Elegant Art Jokes: FUSELI’S “TITANIA.”
His Titania (also engraved in the Shakspeare Gallery), overflows with elvish fun and imaginative drollery. It professes to embody that portion of the first scene in the fourth act where the spell-blinded queen caresses Bottom the weaver, on whose shoulders Oberon’s transforming wand has placed an ass’ head. Titania, a gay and alluring being, attended by her troop of fairies, is endeavoring to seem as lovely as possible in the sight of her lover, who holds down his head and assumes the air of the most stupid of all creatures. One almost imagines that her ripe round lips are uttering the well-known words,—
“Come sit thee down upon this flowery bed,
While I thy amiable cheeks do coy,
And stick musk roses in thy sleek smooth head,
And kiss thy fair large ears, my gentle joy.”

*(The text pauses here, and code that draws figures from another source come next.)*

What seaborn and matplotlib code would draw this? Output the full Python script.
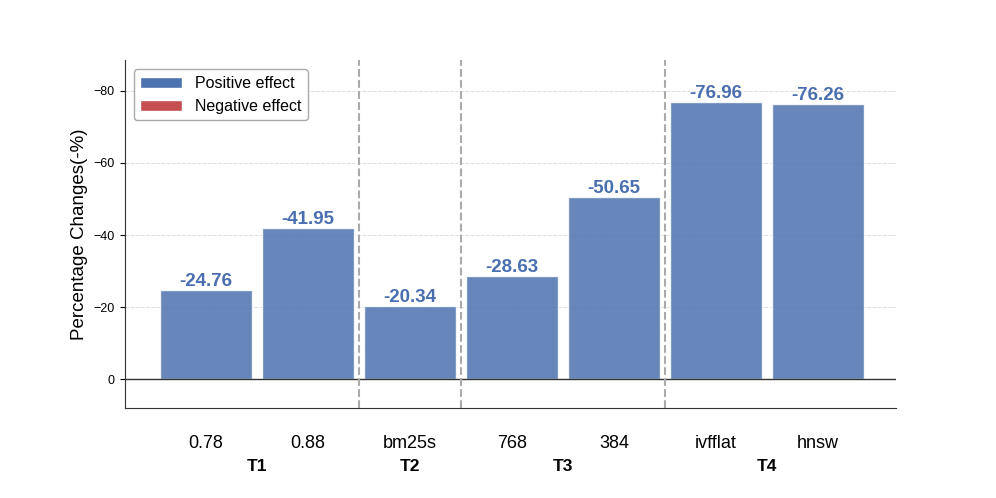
import numpy as np
import pandas as pd
import matplotlib
matplotlib.use("Agg")
import matplotlib.pyplot as plt
import seaborn as sns
from matplotlib.patches import Patch

labels = ["0.78", "0.88", "bm25s", "768", "384", "ivfflat", "hnsw"]
groups = ["T1", "T1", "T2", "T3", "T3", "T4", "T4"]
values = [-24.76, -41.95, -20.34, -28.63, -50.65, -76.96, -76.26]

df = pd.DataFrame({"label": labels, "group": groups, "value": values})

sns.set_style("ticks")
plt.rcParams["font.family"] = ["Liberation Sans", "DejaVu Sans"]
plt.rcParams["text.color"] = "black"
plt.rcParams["axes.labelcolor"] = "black"
plt.rcParams["xtick.color"] = "black"
plt.rcParams["ytick.color"] = "black"

blue = "#4c72b0"
red = "#c44e52"

fig, ax = plt.subplots(figsize=(9.96, 4.98), dpi=100)
fig.subplots_adjust(left=0.125, right=0.9, top=0.88, bottom=0.18)

sns.barplot(data=df, x="label", y="value", color=blue, alpha=0.85,
            width=0.9, saturation=1, ax=ax)

ax.set_ylim(8, -88.6)
ax.set_xlim(-0.8, 6.77)
ax.set_yticks([0, -20, -40, -60, -80])
ax.tick_params(axis="y", labelsize=9)
ax.tick_params(axis="x", length=0, labelsize=13, pad=19)
ax.set_xlabel("")
ax.set_ylabel("Percentage Changes(-%)", fontsize=13.5)

ax.yaxis.grid(True, linestyle="--", color="#dddddd", linewidth=0.7)
ax.set_axisbelow(True)
ax.axhline(0, color="#333333", linewidth=1)

for s in ["top", "right"]:
    ax.spines[s].set_visible(False)
for s in ["left", "bottom"]:
    ax.spines[s].set_color("#333333")

for i, v in enumerate(values):
    ax.text(i, v, f"{v:.2f}", ha="center", va="bottom", fontsize=13.5,
            fontweight="bold", color="#4a6fb0")

# group separators
for xs in [1.5, 2.5, 4.5]:
    ax.axvline(xs, color="#aaaaaa", linestyle="--", linewidth=1.5)

# group labels
trans = ax.get_xaxis_transform()
uniq = []
for g in groups:
    if g not in uniq:
        uniq.append(g)
for g in uniq:
    idx = [i for i, gg in enumerate(groups) if gg == g]
    ax.text(np.mean(idx), -0.145, g, transform=trans, ha="center", va="top",
            fontsize=12.5, fontweight="bold")

handles = [Patch(facecolor=blue, label="Positive effect"),
           Patch(facecolor=red, label="Negative effect")]
ax.legend(handles=handles, loc="upper left", fontsize=11.5, frameon=True,
          edgecolor="#aaaaaa", framealpha=1, borderaxespad=0.6,
          handlelength=2.6)

fig.savefig("out.png", dpi=100)
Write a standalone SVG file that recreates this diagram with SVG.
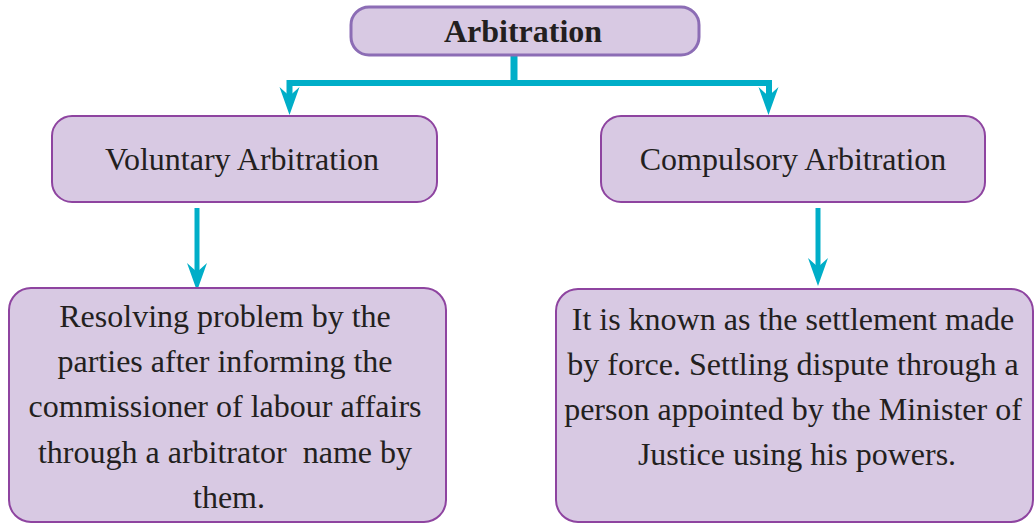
<svg xmlns="http://www.w3.org/2000/svg" width="1036" height="524" viewBox="0 0 1036 524">
  <style>
    .box { fill: #d8c9e3; stroke: #8e44a0; stroke-width: 2; }
    .root { fill: #d8c9e3; stroke: #8c6db5; stroke-width: 3; }
    .txt { font-family: "Liberation Serif", "Times New Roman", serif; font-size: 32px; fill: #231f20; text-anchor: middle; }
    .bold { font-weight: bold; }
    .link { fill: none; stroke: #00aec8; }
    .head { fill: #00aec8; }
  </style>
  <defs>
    <path id="arrowhead" d="M-10,0 L0,28 L10,0 L0,9 Z"/>
  </defs>

  <g id="connectors">
    <!-- root stem and horizontal branch -->
    <path class="link" stroke-width="7" d="M514,55 V83"/>
    <path class="link" stroke-width="6" d="M289.5,83 H769"/>
    <path class="link" stroke-width="6" d="M289.5,80 V96"/>
    <path class="link" stroke-width="6" d="M769,80 V96"/>
    <use href="#arrowhead" class="head" x="289.5" y="87"/>
    <use href="#arrowhead" class="head" x="768.5" y="87"/>
    <!-- second level arrows -->
    <path class="link" stroke-width="5" d="M197,208 V275"/>
    <use href="#arrowhead" class="head" x="197" y="263"/>
    <path class="link" stroke-width="5" d="M818,208 V270"/>
    <use href="#arrowhead" class="head" x="818" y="258"/>
  </g>

  <g id="node-arbitration">
    <rect class="root" x="351" y="7" width="348" height="48" rx="18"/>
    <text class="txt bold" x="523" y="42">Arbitration</text>
  </g>

  <g id="node-voluntary">
    <rect class="box" x="52" y="116" width="385" height="86" rx="20"/>
    <text class="txt" x="242" y="170">Voluntary Arbitration</text>
  </g>

  <g id="node-compulsory">
    <rect class="box" x="601" y="116" width="384" height="86" rx="20"/>
    <text class="txt" x="793" y="170">Compulsory Arbitration</text>
  </g>

  <g id="node-voluntary-desc">
    <rect class="box" x="9" y="288" width="437" height="234" rx="22"/>
    <text class="txt">
      <tspan x="229" y="327">Resolving problem by the</tspan>
      <tspan x="229" y="372">parties after informing the</tspan>
      <tspan x="229" y="417">commissioner of labour affairs</tspan>
      <tspan x="229" y="463" xml:space="preserve">through a arbitrator  name by</tspan>
      <tspan x="229" y="508">them.</tspan>
    </text>
  </g>

  <g id="node-compulsory-desc">
    <rect class="box" x="556" y="289" width="477" height="233" rx="22"/>
    <text class="txt">
      <tspan x="797" y="330">It is known as the settlement made</tspan>
      <tspan x="797" y="375">by force. Settling dispute through a</tspan>
      <tspan x="797" y="420">person appointed by the Minister of</tspan>
      <tspan x="797" y="465">Justice using his powers.</tspan>
    </text>
  </g>
</svg>
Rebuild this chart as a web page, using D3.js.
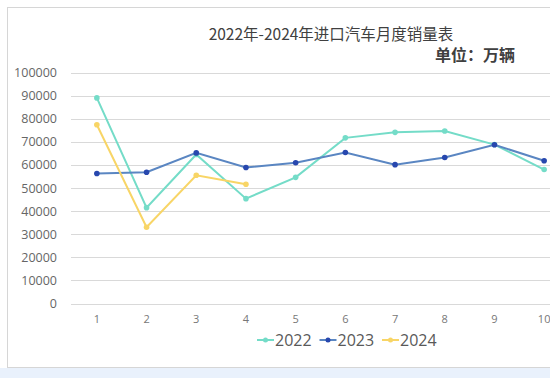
<!DOCTYPE html>
<html>
<head>
<meta charset="utf-8">
<script src="https://cdn.jsdelivr.net/npm/d3@7"></script>
<style>
  body { margin: 0; background: #fff; }
  svg { display: block; font-family: "Microsoft YaHei", "Noto Sans CJK SC", sans-serif; }
</style>
</head>
<body>
<svg class="canvas"></svg>
<script>
const months = ["1", "2", "3", "4", "5", "6", "7", "8", "9", "10", "11", "12"];
const sales2022 = [89000, 41500, 64500, 45400, 54600, 71700, 74100, 74700, 68800, 58000];
const sales2023 = [56300, 56800, 65200, 58900, 60900, 65400, 60100, 63200, 68700, 61800];
const sales2024 = [77400, 33000, 55500, 51600];
const yTicks = [0, 10000, 20000, 30000, 40000, 50000, 60000, 70000, 80000, 90000, 100000];
const seriesNames = ["2022", "2023", "2024"];

const width = 550;
const height = 378;

const series = [
	{ name: seriesNames[0], values: sales2022, line: "#74dcc8", dot: "#74dcc8" },
	{ name: seriesNames[1], values: sales2023, line: "#5a86c2", dot: "#2747ae" },
	{ name: seriesNames[2], values: sales2024, line: "#f8d566", dot: "#f8d566" }
];

const svg = d3.select(".canvas")
	.attr("width", width)
	.attr("height", height);

// page background strip under the card
svg.append("rect")
	.attr("x", 0).attr("y", 368)
	.attr("width", width).attr("height", 10)
	.attr("fill", "#e9f1fc");

// card
svg.append("rect")
	.attr("x", 7.5).attr("y", 7.5)
	.attr("width", 600).attr("height", 360)
	.attr("fill", "#fff")
	.attr("stroke", "#d6d6d6");

const x = d3.scaleBand()
	.domain(months)
	.range([72, 72 + 49.7 * 12]);

const y = d3.scaleLinear()
	.domain([0, 100000])
	.range([303.5, 72.5]);

// gridlines
svg.append("g")
	.selectAll("line")
	.data(yTicks)
	.join("line")
	.attr("x1", 71)
	.attr("x2", width)
	.attr("y1", d => Math.round(y(d)) + 0.5)
	.attr("y2", d => Math.round(y(d)) + 0.5)
	.attr("stroke", "#d9d9d9")
	.attr("stroke-width", 1);

// y axis labels
const yAxis = d3.axisLeft(y).tickValues(yTicks).tickSize(0).tickPadding(0).tickFormat(d3.format("d"));
svg.append("g")
	.attr("transform", "translate(57,0)")
	.call(yAxis)
	.call(g => g.select(".domain").remove())
	.selectAll("text")
	.attr("fill", "#666")
	.style("font-size", "12.5px")
	.style("font-family", "'Open Sans', sans-serif");

// x axis labels
const xAxis = d3.axisBottom(x).tickSize(0).tickPadding(0);
svg.append("g")
	.attr("transform", "translate(0,315)")
	.call(xAxis)
	.call(g => g.select(".domain").remove())
	.selectAll("text")
	.attr("fill", "#777")
	.style("font-size", "11px")
	.style("font-family", "'Open Sans', sans-serif");

const line = d3.line()
	.x((d, i) => x(months[i]) + x.bandwidth() / 2)
	.y(d => y(d));

series.forEach(s => {
	svg.append("path")
		.datum(s.values)
		.attr("fill", "none")
		.attr("stroke", s.line)
		.attr("stroke-width", 2)
		.attr("d", line);

	svg.append("g")
		.selectAll("circle")
		.data(s.values)
		.join("circle")
		.attr("cx", (d, i) => x(months[i]) + x.bandwidth() / 2)
		.attr("cy", d => y(d))
		.attr("r", 2.8)
		.attr("fill", s.dot);
});

// title
svg.append("text")
	.attr("x", 331)
	.attr("y", 40)
	.attr("text-anchor", "middle")
	.attr("fill", "#404040")
	.style("font-size", "15.5px")
	.text("2022年-2024年进口汽车月度销量表");

svg.append("text")
	.attr("x", 515)
	.attr("y", 61)
	.attr("text-anchor", "end")
	.attr("fill", "#404040")
	.style("font-size", "16px")
	.style("font-weight", "bold")
	.text("单位：万辆");

// legend
const legend = svg.append("g")
	.selectAll("g")
	.data(series)
	.join("g")
	.attr("transform", (d, i) => `translate(${257 + i * 62.5},340)`);

legend.append("line")
	.attr("x1", 0).attr("x2", 17)
	.attr("stroke", d => d.line)
	.attr("stroke-width", 2);

legend.append("circle")
	.attr("cx", 8.5)
	.attr("r", 2.5)
	.attr("fill", d => d.dot);

legend.append("text")
	.attr("x", 18)
	.attr("y", 6)
	.attr("fill", "#595959")
	.style("font-size", "16px")
	.style("font-family", "'Open Sans', sans-serif")
	.text(d => d.name);
</script>
</body>
</html>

The rout and revelry which the fancy of the painter has poured around this spell-bound pair, baffles all description. All is mirthful, tricksy, and fantastic. Sprites of all looks and all hues—of all “dimensions, shapes, and mettles,”—the dwarfish elf and the elegant fay—Cobweb commissioned to kill a red-hipped humble-bee on the top of a thistle, that Bottom might have the honey-bag—Pease-Blossom, who had the less agreeable employment of scratching the weaver’s head—and that individual fairy who could find the hoard of the squirrel and carry away his nuts—with a score of equally merry companions are swarming everywhere and in full employment. Mustard-Seed, a fairy of dwarfish stature, stands on tiptoe in the hollow of Bottom’s hand, endeavoring to reach his nose—his fingers almost touch, he is within a quarter of an inch of scratching, but it is evident he can do no more, and his new master is too much of an ass to raise him up.